Raw records:
Begin

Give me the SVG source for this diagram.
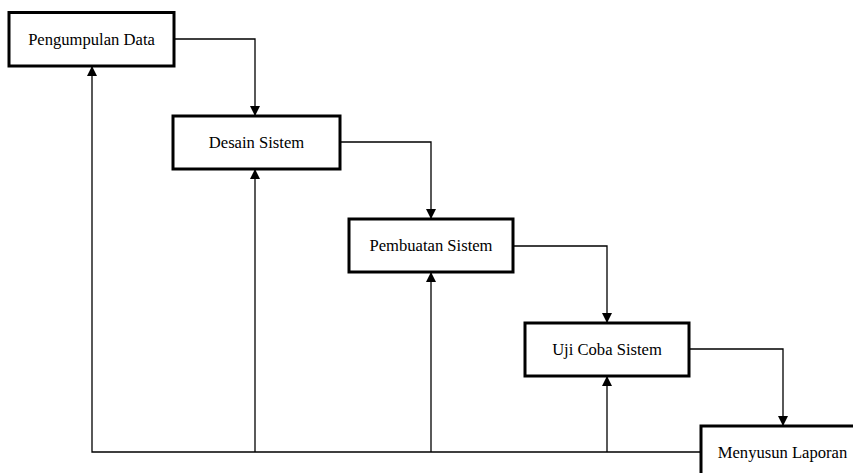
<svg xmlns="http://www.w3.org/2000/svg" width="853" height="473" viewBox="0 0 853 473">
<style>
.box{fill:#fff;stroke:#000;stroke-width:3}
.lbl{font-family:"Liberation Serif","Times New Roman",serif;font-size:16.6px;fill:#000;text-anchor:middle}
.ln{fill:none;stroke:#000;stroke-width:1.3}
</style>
<defs>
<marker id="ah" viewBox="0 0 10 10" refX="10" refY="5" markerWidth="10" markerHeight="10" markerUnits="userSpaceOnUse" orient="auto">
<path d="M0,0 L10,5 L0,10 z" fill="#000"/>
</marker>
</defs>
<rect width="853" height="473" fill="#fff"/>
<g id="connectors">
<path class="ln" d="M174,39 H255 V116" marker-end="url(#ah)"/>
<path class="ln" d="M340,142 H431 V219" marker-end="url(#ah)"/>
<path class="ln" d="M513,246 H607 V323" marker-end="url(#ah)"/>
<path class="ln" d="M689,349 H783 V426" marker-end="url(#ah)"/>
<path class="ln" d="M701,452 H92 V66" marker-end="url(#ah)"/>
<path class="ln" d="M255,452 V169" marker-end="url(#ah)"/>
<path class="ln" d="M431,452 V272" marker-end="url(#ah)"/>
<path class="ln" d="M607,452 V376" marker-end="url(#ah)"/>
</g>
<g id="n1"><rect class="box" x="9" y="12.5" width="165" height="53.5"/><text class="lbl" x="91.5" y="45">Pengumpulan Data</text></g>
<g id="n2"><rect class="box" x="173" y="116" width="167" height="53"/><text class="lbl" x="256.5" y="148">Desain Sistem</text></g>
<g id="n3"><rect class="box" x="349" y="219" width="164" height="53"/><text class="lbl" x="431" y="251">Pembuatan Sistem</text></g>
<g id="n4"><rect class="box" x="525" y="323" width="164" height="53"/><text class="lbl" x="607" y="355">Uji Coba Sistem</text></g>
<g id="n5"><rect class="box" x="701" y="426" width="165" height="60"/><text class="lbl" x="782.5" y="458">Menyusun Laporan</text></g>
</svg>
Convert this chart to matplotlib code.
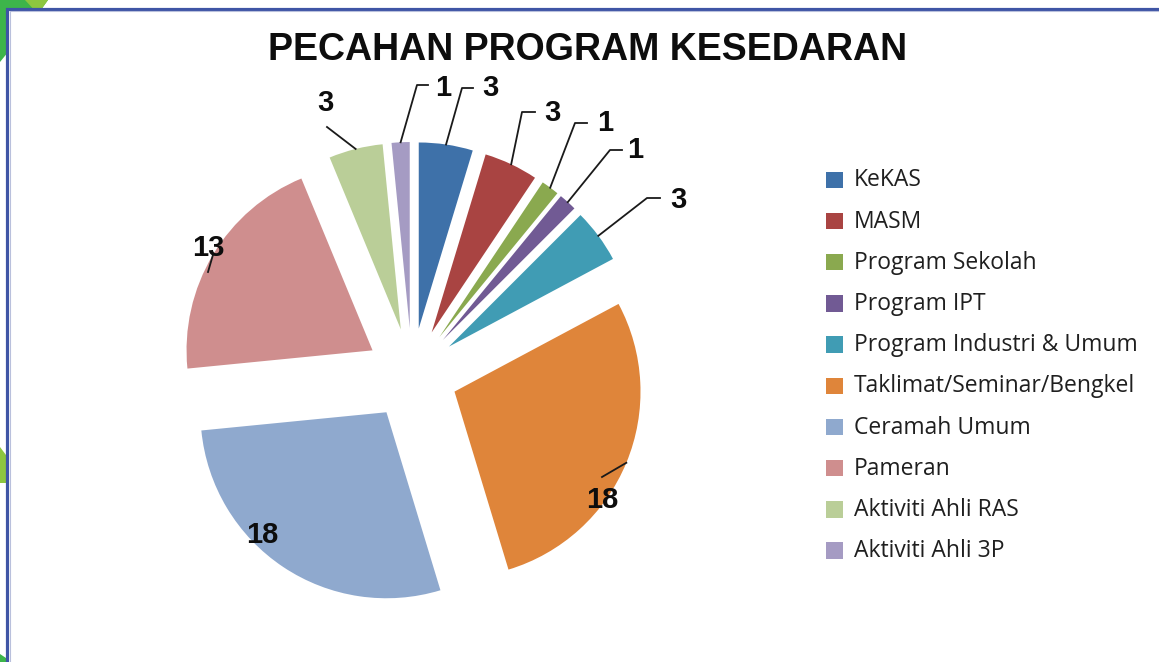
import matplotlib.pyplot as plt
from matplotlib.patches import Rectangle, Polygon
import numpy as np

# data
categories = ["KeKAS", "MASM", "Program Sekolah", "Program IPT", "Program Industri & Umum",
              "Taklimat/Seminar/Bengkel", "Ceramah Umum", "Pameran", "Aktiviti Ahli RAS",
              "Aktiviti Ahli 3P"]
values = [3, 3, 1, 1, 3, 18, 18, 13, 3, 1]
colors = ["#3E71A9", "#A94442", "#8AA94F", "#715A94", "#409CB4",
          "#DF853A", "#8FA9CE", "#CF8E8E", "#BACE98", "#A59BC3"]

# layout (pixel coordinates, y downwards)
center = (412, 374)
radius = 186
explode_px = 46
label_pos = [(490, 88), (552, 113), (605, 123), (635, 150), (678, 200),
             (602, 500), (262, 535), (208, 248), (325, 103), (443, 88)]
# leader line elbow + horizontal tail length (None = no leader)
elbow = [(462, 88), (522, 112), (575, 123), (610, 150), (647, 198),
         (602, 477), None, (208, 272), (327, 127), (417, 85)]
tail = [11, 13, 12, 12, 13, 0, 0, 0, 0, 11]

fig = plt.figure(figsize=(11.59, 6.62), dpi=100)
ax = fig.add_axes([0, 0, 1, 1])

# slide decorations behind the chart panel
ax.add_patch(Polygon([(0, 0), (48, 0), (30, 25), (0, 62)], closed=True,
                     facecolor="#3DB54A", edgecolor="none", zorder=0))
ax.add_patch(Polygon([(25, 0), (48, 0), (38, 14)], closed=True,
                     facecolor="#8DC63F", edgecolor="none", zorder=0))
ax.add_patch(Polygon([(0, 447), (6, 455), (6, 483), (0, 483)], closed=True,
                     facecolor="#8DC63F", edgecolor="none", zorder=0))
ax.add_patch(Polygon([(0, 654), (6, 658), (6, 662), (0, 662)], closed=True,
                     facecolor="#3DB54A", edgecolor="none", zorder=0))

# chart panel with border
ax.add_patch(Rectangle((6.5, 8.5), 1200, 700, facecolor="white",
                       edgecolor="#3F55A5", linewidth=2.3, zorder=0.5))
ax.add_patch(Rectangle((9.5, 11), 1200, 700, facecolor="none",
                       edgecolor="#B9C0DC", linewidth=0.8, zorder=0.6))

# explode is in data units (pixels here)
wedges, _ = ax.pie(values, colors=colors, startangle=270, counterclock=True,
                   center=center, radius=radius,
                   explode=[explode_px] * len(values),
                   wedgeprops=dict(linewidth=0))

ax.set_xlim(0, 1159)
ax.set_ylim(662, 0)
ax.set_aspect("auto")
ax.axis("off")

# data labels with leader lines
for i, w in enumerate(wedges):
    mid = np.deg2rad((w.theta1 + w.theta2) / 2)
    cx, cy = w.center
    sx = cx + w.r * np.cos(mid)
    sy = cy + w.r * np.sin(mid)
    if elbow[i] is not None:
        ex, ey = elbow[i]
        xs = [sx, ex, ex + tail[i]]
        ys = [sy, ey, ey]
        ax.plot(xs, ys, color="#1a1a1a", linewidth=1.3, zorder=3)
    lx, ly = label_pos[i]
    ax.text(lx, ly, str(values[i]), ha="center", va="center", fontsize=21,
            fontweight="bold", family="Liberation Sans", color="#0d0d0d", zorder=4)

# title
ax.text(588, 50, "PECAHAN PROGRAM KESEDARAN", ha="center", va="center",
        fontsize=27, fontweight="bold", family="Liberation Sans", color="#0d0d0d")

# legend
for i, (cat, col) in enumerate(zip(categories, colors)):
    y = 179.5 + i * 41.2
    ax.add_patch(Rectangle((826, y - 8), 16.5, 16.5, facecolor=col,
                           edgecolor="none", zorder=2))
    ax.text(854, y + 1, cat, ha="left", va="center", fontsize=16.5,
            family="Open Sans", color="#1f1f1f")

fig.savefig("out.png", dpi=100, facecolor="white")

End

Directions for this task >> Transcribe every line in the entries above, taking out only the images.

Answer for the task >>
Give me the SVG source for this diagram.
<svg xmlns="http://www.w3.org/2000/svg" width="853" height="473" viewBox="0 0 853 473">
<style>
.box{fill:#fff;stroke:#000;stroke-width:3}
.lbl{font-family:"Liberation Serif","Times New Roman",serif;font-size:16.6px;fill:#000;text-anchor:middle}
.ln{fill:none;stroke:#000;stroke-width:1.3}
</style>
<defs>
<marker id="ah" viewBox="0 0 10 10" refX="10" refY="5" markerWidth="10" markerHeight="10" markerUnits="userSpaceOnUse" orient="auto">
<path d="M0,0 L10,5 L0,10 z" fill="#000"/>
</marker>
</defs>
<rect width="853" height="473" fill="#fff"/>
<g id="connectors">
<path class="ln" d="M174,39 H255 V116" marker-end="url(#ah)"/>
<path class="ln" d="M340,142 H431 V219" marker-end="url(#ah)"/>
<path class="ln" d="M513,246 H607 V323" marker-end="url(#ah)"/>
<path class="ln" d="M689,349 H783 V426" marker-end="url(#ah)"/>
<path class="ln" d="M701,452 H92 V66" marker-end="url(#ah)"/>
<path class="ln" d="M255,452 V169" marker-end="url(#ah)"/>
<path class="ln" d="M431,452 V272" marker-end="url(#ah)"/>
<path class="ln" d="M607,452 V376" marker-end="url(#ah)"/>
</g>
<g id="n1"><rect class="box" x="9" y="12.5" width="165" height="53.5"/><text class="lbl" x="91.5" y="45">Pengumpulan Data</text></g>
<g id="n2"><rect class="box" x="173" y="116" width="167" height="53"/><text class="lbl" x="256.5" y="148">Desain Sistem</text></g>
<g id="n3"><rect class="box" x="349" y="219" width="164" height="53"/><text class="lbl" x="431" y="251">Pembuatan Sistem</text></g>
<g id="n4"><rect class="box" x="525" y="323" width="164" height="53"/><text class="lbl" x="607" y="355">Uji Coba Sistem</text></g>
<g id="n5"><rect class="box" x="701" y="426" width="165" height="60"/><text class="lbl" x="782.5" y="458">Menyusun Laporan</text></g>
</svg>
Convert this chart to matplotlib code.
import matplotlib.pyplot as plt
from matplotlib.patches import Rectangle, Polygon
import numpy as np

# data
categories = ["KeKAS", "MASM", "Program Sekolah", "Program IPT", "Program Industri & Umum",
              "Taklimat/Seminar/Bengkel", "Ceramah Umum", "Pameran", "Aktiviti Ahli RAS",
              "Aktiviti Ahli 3P"]
values = [3, 3, 1, 1, 3, 18, 18, 13, 3, 1]
colors = ["#3E71A9", "#A94442", "#8AA94F", "#715A94", "#409CB4",
          "#DF853A", "#8FA9CE", "#CF8E8E", "#BACE98", "#A59BC3"]

# layout (pixel coordinates, y downwards)
center = (412, 374)
radius = 186
explode_px = 46
label_pos = [(490, 88), (552, 113), (605, 123), (635, 150), (678, 200),
             (602, 500), (262, 535), (208, 248), (325, 103), (443, 88)]
# leader line elbow + horizontal tail length (None = no leader)
elbow = [(462, 88), (522, 112), (575, 123), (610, 150), (647, 198),
         (602, 477), None, (208, 272), (327, 127), (417, 85)]
tail = [11, 13, 12, 12, 13, 0, 0, 0, 0, 11]

fig = plt.figure(figsize=(11.59, 6.62), dpi=100)
ax = fig.add_axes([0, 0, 1, 1])

# slide decorations behind the chart panel
ax.add_patch(Polygon([(0, 0), (48, 0), (30, 25), (0, 62)], closed=True,
                     facecolor="#3DB54A", edgecolor="none", zorder=0))
ax.add_patch(Polygon([(25, 0), (48, 0), (38, 14)], closed=True,
                     facecolor="#8DC63F", edgecolor="none", zorder=0))
ax.add_patch(Polygon([(0, 447), (6, 455), (6, 483), (0, 483)], closed=True,
                     facecolor="#8DC63F", edgecolor="none", zorder=0))
ax.add_patch(Polygon([(0, 654), (6, 658), (6, 662), (0, 662)], closed=True,
                     facecolor="#3DB54A", edgecolor="none", zorder=0))

# chart panel with border
ax.add_patch(Rectangle((6.5, 8.5), 1200, 700, facecolor="white",
                       edgecolor="#3F55A5", linewidth=2.3, zorder=0.5))
ax.add_patch(Rectangle((9.5, 11), 1200, 700, facecolor="none",
                       edgecolor="#B9C0DC", linewidth=0.8, zorder=0.6))

# explode is in data units (pixels here)
wedges, _ = ax.pie(values, colors=colors, startangle=270, counterclock=True,
                   center=center, radius=radius,
                   explode=[explode_px] * len(values),
                   wedgeprops=dict(linewidth=0))

ax.set_xlim(0, 1159)
ax.set_ylim(662, 0)
ax.set_aspect("auto")
ax.axis("off")

# data labels with leader lines
for i, w in enumerate(wedges):
    mid = np.deg2rad((w.theta1 + w.theta2) / 2)
    cx, cy = w.center
    sx = cx + w.r * np.cos(mid)
    sy = cy + w.r * np.sin(mid)
    if elbow[i] is not None:
        ex, ey = elbow[i]
        xs = [sx, ex, ex + tail[i]]
        ys = [sy, ey, ey]
        ax.plot(xs, ys, color="#1a1a1a", linewidth=1.3, zorder=3)
    lx, ly = label_pos[i]
    ax.text(lx, ly, str(values[i]), ha="center", va="center", fontsize=21,
            fontweight="bold", family="Liberation Sans", color="#0d0d0d", zorder=4)

# title
ax.text(588, 50, "PECAHAN PROGRAM KESEDARAN", ha="center", va="center",
        fontsize=27, fontweight="bold", family="Liberation Sans", color="#0d0d0d")

# legend
for i, (cat, col) in enumerate(zip(categories, colors)):
    y = 179.5 + i * 41.2
    ax.add_patch(Rectangle((826, y - 8), 16.5, 16.5, facecolor=col,
                           edgecolor="none", zorder=2))
    ax.text(854, y + 1, cat, ha="left", va="center", fontsize=16.5,
            family="Open Sans", color="#1f1f1f")

fig.savefig("out.png", dpi=100, facecolor="white")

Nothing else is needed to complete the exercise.